PROBLEM TO WORK ON:
Make an exact copy of the records, dropping all pictures.

EXERCISE MATERIAL:
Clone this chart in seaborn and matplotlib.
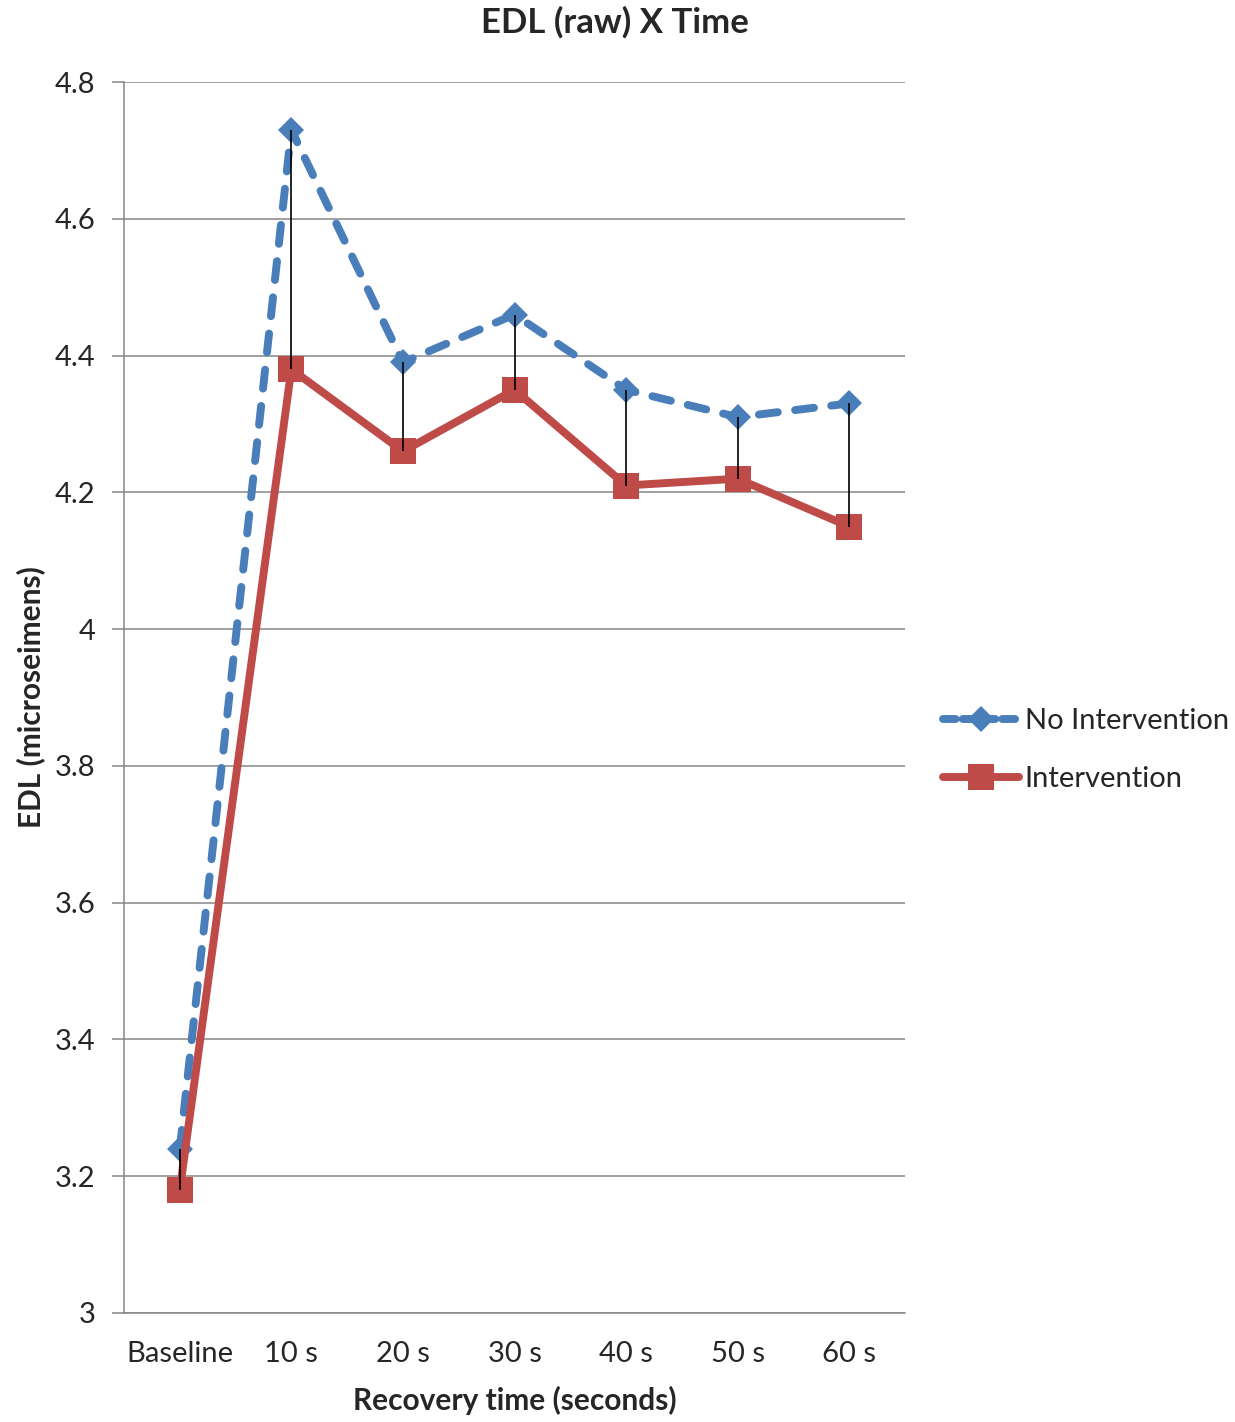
import numpy as np
import pandas as pd
import matplotlib
matplotlib.use("Agg")
import matplotlib.pyplot as plt
import seaborn as sns
from matplotlib.lines import Line2D

# data
times = ["Baseline", "10 s", "20 s", "30 s", "40 s", "50 s", "60 s"]
no_intervention = [3.24, 4.73, 4.39, 4.46, 4.35, 4.31, 4.33]
intervention = [3.18, 4.38, 4.26, 4.35, 4.21, 4.22, 4.15]

blue = "#4A7EBB"
red = "#BE4B48"
grid_col = "#868686"

sns.set_theme(style="white")
plt.rcParams["font.family"] = ["Lato", "DejaVu Sans"]

df = pd.DataFrame({"time": times, "No Intervention": no_intervention, "Intervention": intervention})
df["pos"] = np.arange(len(times))

fig = plt.figure(figsize=(12.35, 14.22), dpi=100)
ax = fig.add_axes([0.1004, 0.0767, 0.6324, 0.8656])

lw = 5.7
dash = (2.4, 2.2)

# blue dashed series with diamonds
sns.lineplot(data=df, x="pos", y="No Intervention", ax=ax, color=blue, lw=lw,
             marker="D", markersize=13, markeredgewidth=0, zorder=3)
ax.lines[-1].set_dashes(dash)
ax.lines[-1].set_dash_capstyle("round")

# red solid series with squares
sns.lineplot(data=df, x="pos", y="Intervention", ax=ax, color=red, lw=lw,
             marker="s", markersize=18.5, markeredgewidth=0, zorder=4)
ax.lines[-1].set_solid_capstyle("round")

# high-low lines
ax.vlines(df["pos"], df["Intervention"], df["No Intervention"], color="black", lw=1.2, zorder=5)

ax.set_xlim(-0.5, len(times) - 0.5)
ax.set_ylim(3, 4.8)
ax.set_yticks(np.arange(3, 4.81, 0.2))
ax.set_yticklabels(["3", "3.2", "3.4", "3.6", "3.8", "4", "4.2", "4.4", "4.6", "4.8"])
ax.set_xticks(df["pos"])
ax.set_xticklabels(times)

ax.yaxis.grid(True, color=grid_col, lw=1.1)
ax.set_axisbelow(True)
for s in ["top", "right"]:
    ax.spines[s].set_visible(False)
for s in ["left", "bottom"]:
    ax.spines[s].set_color(grid_col)
    ax.spines[s].set_linewidth(1.1)
ax.tick_params(axis="y", length=8.5, width=1.1, color=grid_col, left=True, labelsize=21, pad=12)
ax.tick_params(axis="x", length=0, labelsize=21, pad=20)

ax.set_xlabel("Recovery time (seconds)", fontsize=21.5, fontweight="bold", labelpad=14)
ax.set_ylabel("EDL (microseimens)", fontsize=21.5, fontweight="bold", labelpad=7)
fig.text(0.498, 0.984, "EDL (raw) X Time", ha="center", va="center", fontsize=25, fontweight="bold")

handles = [
    Line2D([], [], color=blue, lw=lw, marker="D", markersize=13, markeredgewidth=0,
           dashes=(1.6, 0.9), dash_capstyle="round"),
    Line2D([], [], color=red, lw=lw, marker="s", markersize=18.5, markeredgewidth=0,
           solid_capstyle="round"),
]
ax.legend(handles, ["No Intervention", "Intervention"], loc="center left",
          bbox_to_anchor=(1.015, 0.457), frameon=False, fontsize=21, handlelength=2.6,
          handletextpad=0.2, labelspacing=1.1)

fig.savefig("out.png", dpi=100)
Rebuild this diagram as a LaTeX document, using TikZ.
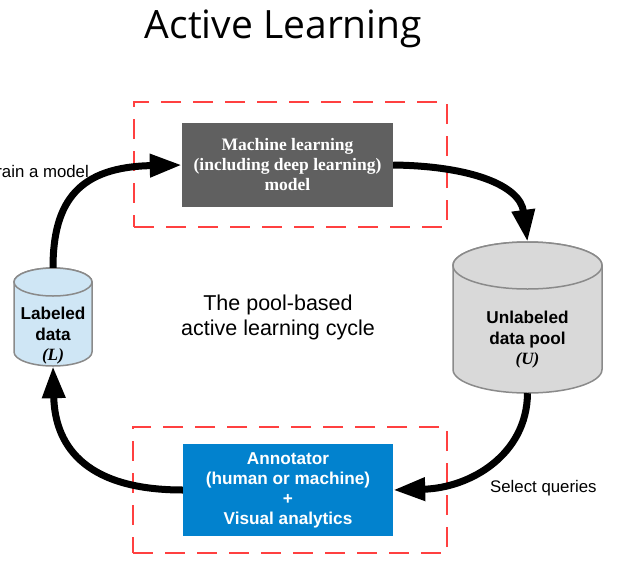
\documentclass[tikz,border=0pt]{standalone}
\usepackage{fontspec}
\setmainfont{Liberation Serif}
\setsansfont{Liberation Sans}
\newfontfamily\titlefont{Open Sans}
\usetikzlibrary{arrows.meta}
\definecolor{mlgray}{RGB}{96,96,96}
\definecolor{annblue}{RGB}{2,130,206}
\definecolor{labblue}{RGB}{207,230,245}
\definecolor{unlgray}{RGB}{217,217,217}
\definecolor{cylstroke}{RGB}{138,138,138}
\definecolor{dashred}{RGB}{255,64,64}
\tikzset{
  reddash/.style={draw=dashred, line width=2pt, dash pattern=on 20pt off 12pt, inner sep=0pt},
  mlbox/.style={fill=mlgray, text=white, font=\rmfamily\bfseries\fontsize{17.5}{20}\selectfont, align=center, inner sep=0pt},
  annbox/.style={fill=annblue, text=white, font=\sffamily\bfseries\fontsize{17.2}{20}\selectfont, align=center, inner sep=0pt},
  cylnode/.style={inner sep=0pt},
  cyltext/.style={font=\sffamily\bfseries\fontsize{17.2}{20.5}\selectfont, align=center, inner sep=0pt},
  cyl/.style={draw=cylstroke, line width=1.5pt},
  arr/.style={line width=7pt, -{Triangle[length=32pt,width=22pt]}},
  plain/.style={font=\sffamily\fontsize{16.8}{20}\selectfont, inner sep=0pt}
}
\begin{document}
\begin{tikzpicture}[x=1pt,y=1pt]
\useasboundingbox (0,0) rectangle (630,-579);
% title
\node[font=\titlefont\fontsize{39}{44}\selectfont, anchor=base, inner sep=0pt] (title) at (283.5,-38) {Active Learning};
% dashed frames
\node[reddash, minimum width=313pt, minimum height=125pt] (topbox) at (290.5,-164.5) {};
\node[reddash, minimum width=314pt, minimum height=126pt] (botbox) at (290,-490) {};
% main boxes
\node[mlbox, minimum width=211pt, minimum height=84pt] (ml) at (287.5,-165) {Machine learning\\(including deep learning)\\model};
\node[annbox, minimum width=210pt, minimum height=92pt] (ann) at (288,-490) {Annotator\\(human or machine)\\+\\Visual analytics};
% labeled cylinder
\node[cylnode, minimum width=78pt, minimum height=98pt] (lab) at (53,-317) {};
\path[cyl, fill=labblue] (14,-282) -- (14,-352) arc[start angle=180, end angle=360, x radius=39pt, y radius=14pt] -- (92,-282) arc[start angle=0, end angle=180, x radius=39pt, y radius=14pt] -- cycle;
\path[cyl, fill=labblue] (53,-282) ellipse[x radius=39pt, y radius=14pt];
\node[cyltext] (labtxt) at (53,-336) {Labeled\\data\\{\rmfamily\bfseries\itshape (L)}};
% unlabeled cylinder
\node[cylnode, minimum width=149pt, minimum height=151pt] (unl) at (527.5,-317.5) {};
\path[cyl, fill=unlgray] (453,-265.5) -- (453,-369.5) arc[start angle=180, end angle=360, x radius=74.5pt, y radius=23.5pt] -- (602,-265.5) arc[start angle=0, end angle=180, x radius=74.5pt, y radius=23.5pt] -- cycle;
\path[cyl, fill=unlgray] (527.5,-265.5) ellipse[x radius=74.5pt, y radius=23.5pt];
\node[cyltext] (unltxt) at (527.5,-340) {Unlabeled\\data pool\\{\rmfamily\bfseries\itshape (U)}};
% center text
\node[font=\sffamily\fontsize{21.5}{25}\selectfont, align=center, inner sep=0pt] (cycle) at (278,-317) {The pool-based\\active learning cycle};
% labels
\node[plain, anchor=base east] (train) at (89,-177) {Train a model};
\node[plain, anchor=base west] (select) at (490,-492) {Select queries};
% arrows
\draw[arr] (lab.north) .. controls (53,-200) and (80,-167) .. (ml.west);
\draw[arr] (ml.east) .. controls (470,-166) and (520,-185) .. (unl.north);
\draw[arr] (unl.south) .. controls (527,-455) and (470,-488) .. (ann.east);
\draw[arr] (ann.west) .. controls (90,-490) and (55,-450) .. (lab.south);
\end{tikzpicture}
\end{document}
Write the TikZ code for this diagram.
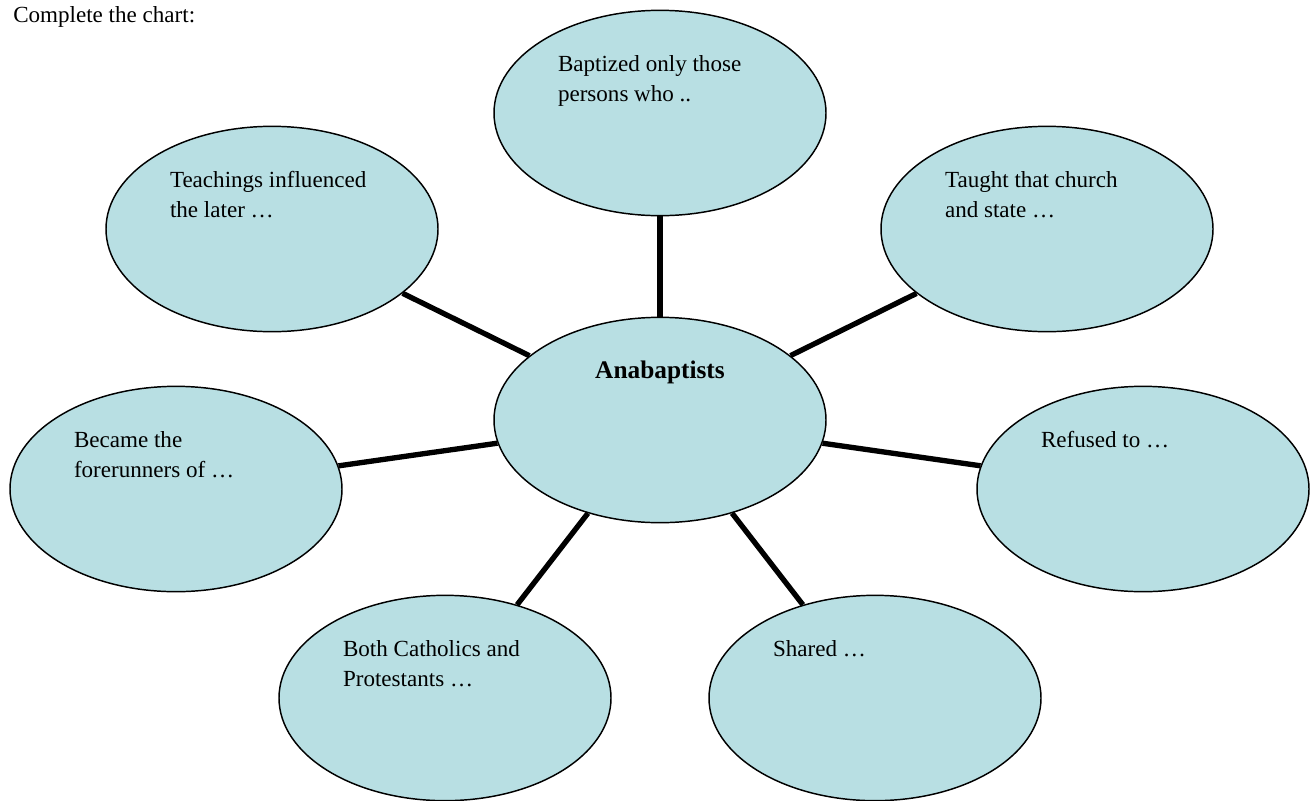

WRITTEN SOLUTION:
Clone this chart in seaborn and matplotlib.
import numpy as np
import pandas as pd
import matplotlib
matplotlib.use("Agg")
import matplotlib.pyplot as plt
import seaborn as sns
from matplotlib.lines import Line2D

# data
times = ["Baseline", "10 s", "20 s", "30 s", "40 s", "50 s", "60 s"]
no_intervention = [3.24, 4.73, 4.39, 4.46, 4.35, 4.31, 4.33]
intervention = [3.18, 4.38, 4.26, 4.35, 4.21, 4.22, 4.15]

blue = "#4A7EBB"
red = "#BE4B48"
grid_col = "#868686"

sns.set_theme(style="white")
plt.rcParams["font.family"] = ["Lato", "DejaVu Sans"]

df = pd.DataFrame({"time": times, "No Intervention": no_intervention, "Intervention": intervention})
df["pos"] = np.arange(len(times))

fig = plt.figure(figsize=(12.35, 14.22), dpi=100)
ax = fig.add_axes([0.1004, 0.0767, 0.6324, 0.8656])

lw = 5.7
dash = (2.4, 2.2)

# blue dashed series with diamonds
sns.lineplot(data=df, x="pos", y="No Intervention", ax=ax, color=blue, lw=lw,
             marker="D", markersize=13, markeredgewidth=0, zorder=3)
ax.lines[-1].set_dashes(dash)
ax.lines[-1].set_dash_capstyle("round")

# red solid series with squares
sns.lineplot(data=df, x="pos", y="Intervention", ax=ax, color=red, lw=lw,
             marker="s", markersize=18.5, markeredgewidth=0, zorder=4)
ax.lines[-1].set_solid_capstyle("round")

# high-low lines
ax.vlines(df["pos"], df["Intervention"], df["No Intervention"], color="black", lw=1.2, zorder=5)

ax.set_xlim(-0.5, len(times) - 0.5)
ax.set_ylim(3, 4.8)
ax.set_yticks(np.arange(3, 4.81, 0.2))
ax.set_yticklabels(["3", "3.2", "3.4", "3.6", "3.8", "4", "4.2", "4.4", "4.6", "4.8"])
ax.set_xticks(df["pos"])
ax.set_xticklabels(times)

ax.yaxis.grid(True, color=grid_col, lw=1.1)
ax.set_axisbelow(True)
for s in ["top", "right"]:
    ax.spines[s].set_visible(False)
for s in ["left", "bottom"]:
    ax.spines[s].set_color(grid_col)
    ax.spines[s].set_linewidth(1.1)
ax.tick_params(axis="y", length=8.5, width=1.1, color=grid_col, left=True, labelsize=21, pad=12)
ax.tick_params(axis="x", length=0, labelsize=21, pad=20)

ax.set_xlabel("Recovery time (seconds)", fontsize=21.5, fontweight="bold", labelpad=14)
ax.set_ylabel("EDL (microseimens)", fontsize=21.5, fontweight="bold", labelpad=7)
fig.text(0.498, 0.984, "EDL (raw) X Time", ha="center", va="center", fontsize=25, fontweight="bold")

handles = [
    Line2D([], [], color=blue, lw=lw, marker="D", markersize=13, markeredgewidth=0,
           dashes=(1.6, 0.9), dash_capstyle="round"),
    Line2D([], [], color=red, lw=lw, marker="s", markersize=18.5, markeredgewidth=0,
           solid_capstyle="round"),
]
ax.legend(handles, ["No Intervention", "Intervention"], loc="center left",
          bbox_to_anchor=(1.015, 0.457), frameon=False, fontsize=21, handlelength=2.6,
          handletextpad=0.2, labelspacing=1.1)

fig.savefig("out.png", dpi=100)
Rebuild this diagram as a LaTeX document, using TikZ.
\documentclass[tikz,border=0pt]{standalone}
\usepackage{fontspec}
\setmainfont{Liberation Serif}
\setsansfont{Liberation Sans}
\newfontfamily\titlefont{Open Sans}
\usetikzlibrary{arrows.meta}
\definecolor{mlgray}{RGB}{96,96,96}
\definecolor{annblue}{RGB}{2,130,206}
\definecolor{labblue}{RGB}{207,230,245}
\definecolor{unlgray}{RGB}{217,217,217}
\definecolor{cylstroke}{RGB}{138,138,138}
\definecolor{dashred}{RGB}{255,64,64}
\tikzset{
  reddash/.style={draw=dashred, line width=2pt, dash pattern=on 20pt off 12pt, inner sep=0pt},
  mlbox/.style={fill=mlgray, text=white, font=\rmfamily\bfseries\fontsize{17.5}{20}\selectfont, align=center, inner sep=0pt},
  annbox/.style={fill=annblue, text=white, font=\sffamily\bfseries\fontsize{17.2}{20}\selectfont, align=center, inner sep=0pt},
  cylnode/.style={inner sep=0pt},
  cyltext/.style={font=\sffamily\bfseries\fontsize{17.2}{20.5}\selectfont, align=center, inner sep=0pt},
  cyl/.style={draw=cylstroke, line width=1.5pt},
  arr/.style={line width=7pt, -{Triangle[length=32pt,width=22pt]}},
  plain/.style={font=\sffamily\fontsize{16.8}{20}\selectfont, inner sep=0pt}
}
\begin{document}
\begin{tikzpicture}[x=1pt,y=1pt]
\useasboundingbox (0,0) rectangle (630,-579);
% title
\node[font=\titlefont\fontsize{39}{44}\selectfont, anchor=base, inner sep=0pt] (title) at (283.5,-38) {Active Learning};
% dashed frames
\node[reddash, minimum width=313pt, minimum height=125pt] (topbox) at (290.5,-164.5) {};
\node[reddash, minimum width=314pt, minimum height=126pt] (botbox) at (290,-490) {};
% main boxes
\node[mlbox, minimum width=211pt, minimum height=84pt] (ml) at (287.5,-165) {Machine learning\\(including deep learning)\\model};
\node[annbox, minimum width=210pt, minimum height=92pt] (ann) at (288,-490) {Annotator\\(human or machine)\\+\\Visual analytics};
% labeled cylinder
\node[cylnode, minimum width=78pt, minimum height=98pt] (lab) at (53,-317) {};
\path[cyl, fill=labblue] (14,-282) -- (14,-352) arc[start angle=180, end angle=360, x radius=39pt, y radius=14pt] -- (92,-282) arc[start angle=0, end angle=180, x radius=39pt, y radius=14pt] -- cycle;
\path[cyl, fill=labblue] (53,-282) ellipse[x radius=39pt, y radius=14pt];
\node[cyltext] (labtxt) at (53,-336) {Labeled\\data\\{\rmfamily\bfseries\itshape (L)}};
% unlabeled cylinder
\node[cylnode, minimum width=149pt, minimum height=151pt] (unl) at (527.5,-317.5) {};
\path[cyl, fill=unlgray] (453,-265.5) -- (453,-369.5) arc[start angle=180, end angle=360, x radius=74.5pt, y radius=23.5pt] -- (602,-265.5) arc[start angle=0, end angle=180, x radius=74.5pt, y radius=23.5pt] -- cycle;
\path[cyl, fill=unlgray] (527.5,-265.5) ellipse[x radius=74.5pt, y radius=23.5pt];
\node[cyltext] (unltxt) at (527.5,-340) {Unlabeled\\data pool\\{\rmfamily\bfseries\itshape (U)}};
% center text
\node[font=\sffamily\fontsize{21.5}{25}\selectfont, align=center, inner sep=0pt] (cycle) at (278,-317) {The pool-based\\active learning cycle};
% labels
\node[plain, anchor=base east] (train) at (89,-177) {Train a model};
\node[plain, anchor=base west] (select) at (490,-492) {Select queries};
% arrows
\draw[arr] (lab.north) .. controls (53,-200) and (80,-167) .. (ml.west);
\draw[arr] (ml.east) .. controls (470,-166) and (520,-185) .. (unl.north);
\draw[arr] (unl.south) .. controls (527,-455) and (470,-488) .. (ann.east);
\draw[arr] (ann.west) .. controls (90,-490) and (55,-450) .. (lab.south);
\end{tikzpicture}
\end{document}
Write the TikZ code for this diagram.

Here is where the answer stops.